Given request => Repeat the data below exactly, dropping any pictures it holds.

Available data =>

+---+

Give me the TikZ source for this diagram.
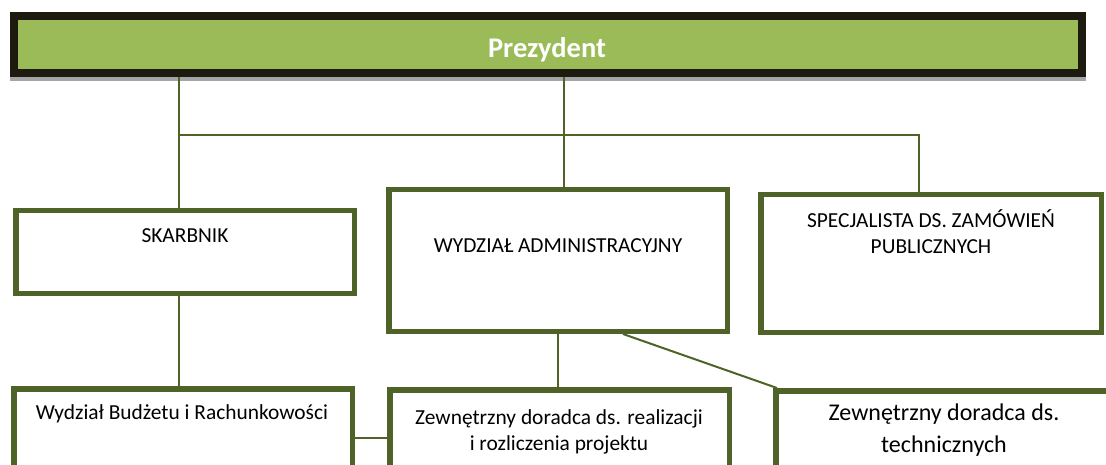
\documentclass[tikz,border=0pt]{standalone}
\usepackage{fontspec}
\setmainfont{Carlito}
\definecolor{barGreen}{HTML}{9BBB59}
\definecolor{barDark}{HTML}{1D1B10}
\definecolor{olive}{HTML}{4F6228}
\definecolor{shadowGray}{HTML}{A5A5A5}
\tikzset{
  unitbox/.style={draw=olive, line width=5.5pt, fill=white, rectangle, inner sep=0pt},
  conn/.style={draw=olive, line width=2pt},
  lbl/.style={anchor=base, align=center, inner sep=0pt, font=\fontsize{21.4}{26}\selectfont},
  biglbl/.style={anchor=base, align=center, inner sep=0pt, font=\fontsize{24}{32}\selectfont},
}
\begin{document}
\begin{tikzpicture}[x=1pt, y=-1pt]
\useasboundingbox (0,0) rectangle (1106,465);
\clip (0,0) rectangle (1106,465);
% Prezydent bar
\fill[shadowGray] (10,74) rectangle (1086,81);
\node[draw=barDark, fill=barGreen, line width=8pt, rectangle, inner sep=0pt,
      minimum width=1068pt, minimum height=56.5pt] (prez) at (548,44.5) {};
\node[anchor=base, inner sep=0pt, text=white, font=\fontsize{28.5}{32}\selectfont\bfseries] (prezt) at (547,57.5) {Prezydent};
% boxes
\node[unitbox, minimum width=338.5pt, minimum height=82.5pt] (skar) at (185,252) {};
\node[unitbox, minimum width=338.5pt, minimum height=141.5pt] (wydz) at (558,260.5) {};
\node[unitbox, minimum width=340.5pt, minimum height=137.5pt] (spec) at (931,263.5) {};
\node[unitbox, minimum width=338.5pt, minimum height=128.5pt] (budz) at (183,453) {};
\node[unitbox, minimum width=339.5pt, minimum height=127.5pt] (zewa) at (559.5,453.5) {};
\node[unitbox, minimum width=341.5pt, minimum height=126.5pt] (zewb) at (946.5,454) {};
% junction coordinates
\coordinate (lj) at (179,135);
\coordinate (mj) at (564,135);
\coordinate (rj) at (919,135);
\coordinate (hb) at (371,438);
\coordinate (dg) at (623,334);
% connectors
\draw[conn] (prez.south -| lj) -- (lj |- skar.north);
\draw[conn] (prez.south -| mj) -- (mj |- wydz.north);
\draw[conn] (lj) -- (rj) -- (rj |- spec.north);
\draw[conn] (lj |- skar.south) -- (lj |- budz.north);
\draw[conn] (budz.east |- hb) -- (zewa.west |- hb);
\draw[conn] (wydz.south) -- (wydz.south |- zewa.north);
\draw[conn] (wydz.south -| dg) -- ([xshift=4pt]zewb.north west);
% texts
\node[lbl] (skart) at (185,243) {SKARBNIK};
\node[lbl] (wydzt) at (558,252) {WYDZIAŁ ADMINISTRACYJNY};
\node[lbl] (spect) at (931,254) {SPECJALISTA DS. ZAMÓWIEŃ\\PUBLICZNYCH};
\node[lbl] (budzt) at (182,419) {Wydział Budżetu i Rachunkowości};
\node[lbl] (zewat) at (559,450) {Zewnętrzny doradca ds. realizacji\\i rozliczenia projektu};
\node[biglbl] (zewbt) at (944,452) {Zewnętrzny doradca ds.\\technicznych};
\end{tikzpicture}
\end{document}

+---+

Full response =>
Give me the TikZ source for this diagram.
\documentclass[tikz,border=0pt]{standalone}
\usepackage{fontspec}
\setmainfont{Carlito}
\definecolor{barGreen}{HTML}{9BBB59}
\definecolor{barDark}{HTML}{1D1B10}
\definecolor{olive}{HTML}{4F6228}
\definecolor{shadowGray}{HTML}{A5A5A5}
\tikzset{
  unitbox/.style={draw=olive, line width=5.5pt, fill=white, rectangle, inner sep=0pt},
  conn/.style={draw=olive, line width=2pt},
  lbl/.style={anchor=base, align=center, inner sep=0pt, font=\fontsize{21.4}{26}\selectfont},
  biglbl/.style={anchor=base, align=center, inner sep=0pt, font=\fontsize{24}{32}\selectfont},
}
\begin{document}
\begin{tikzpicture}[x=1pt, y=-1pt]
\useasboundingbox (0,0) rectangle (1106,465);
\clip (0,0) rectangle (1106,465);
% Prezydent bar
\fill[shadowGray] (10,74) rectangle (1086,81);
\node[draw=barDark, fill=barGreen, line width=8pt, rectangle, inner sep=0pt,
      minimum width=1068pt, minimum height=56.5pt] (prez) at (548,44.5) {};
\node[anchor=base, inner sep=0pt, text=white, font=\fontsize{28.5}{32}\selectfont\bfseries] (prezt) at (547,57.5) {Prezydent};
% boxes
\node[unitbox, minimum width=338.5pt, minimum height=82.5pt] (skar) at (185,252) {};
\node[unitbox, minimum width=338.5pt, minimum height=141.5pt] (wydz) at (558,260.5) {};
\node[unitbox, minimum width=340.5pt, minimum height=137.5pt] (spec) at (931,263.5) {};
\node[unitbox, minimum width=338.5pt, minimum height=128.5pt] (budz) at (183,453) {};
\node[unitbox, minimum width=339.5pt, minimum height=127.5pt] (zewa) at (559.5,453.5) {};
\node[unitbox, minimum width=341.5pt, minimum height=126.5pt] (zewb) at (946.5,454) {};
% junction coordinates
\coordinate (lj) at (179,135);
\coordinate (mj) at (564,135);
\coordinate (rj) at (919,135);
\coordinate (hb) at (371,438);
\coordinate (dg) at (623,334);
% connectors
\draw[conn] (prez.south -| lj) -- (lj |- skar.north);
\draw[conn] (prez.south -| mj) -- (mj |- wydz.north);
\draw[conn] (lj) -- (rj) -- (rj |- spec.north);
\draw[conn] (lj |- skar.south) -- (lj |- budz.north);
\draw[conn] (budz.east |- hb) -- (zewa.west |- hb);
\draw[conn] (wydz.south) -- (wydz.south |- zewa.north);
\draw[conn] (wydz.south -| dg) -- ([xshift=4pt]zewb.north west);
% texts
\node[lbl] (skart) at (185,243) {SKARBNIK};
\node[lbl] (wydzt) at (558,252) {WYDZIAŁ ADMINISTRACYJNY};
\node[lbl] (spect) at (931,254) {SPECJALISTA DS. ZAMÓWIEŃ\\PUBLICZNYCH};
\node[lbl] (budzt) at (182,419) {Wydział Budżetu i Rachunkowości};
\node[lbl] (zewat) at (559,450) {Zewnętrzny doradca ds. realizacji\\i rozliczenia projektu};
\node[biglbl] (zewbt) at (944,452) {Zewnętrzny doradca ds.\\technicznych};
\end{tikzpicture}
\end{document}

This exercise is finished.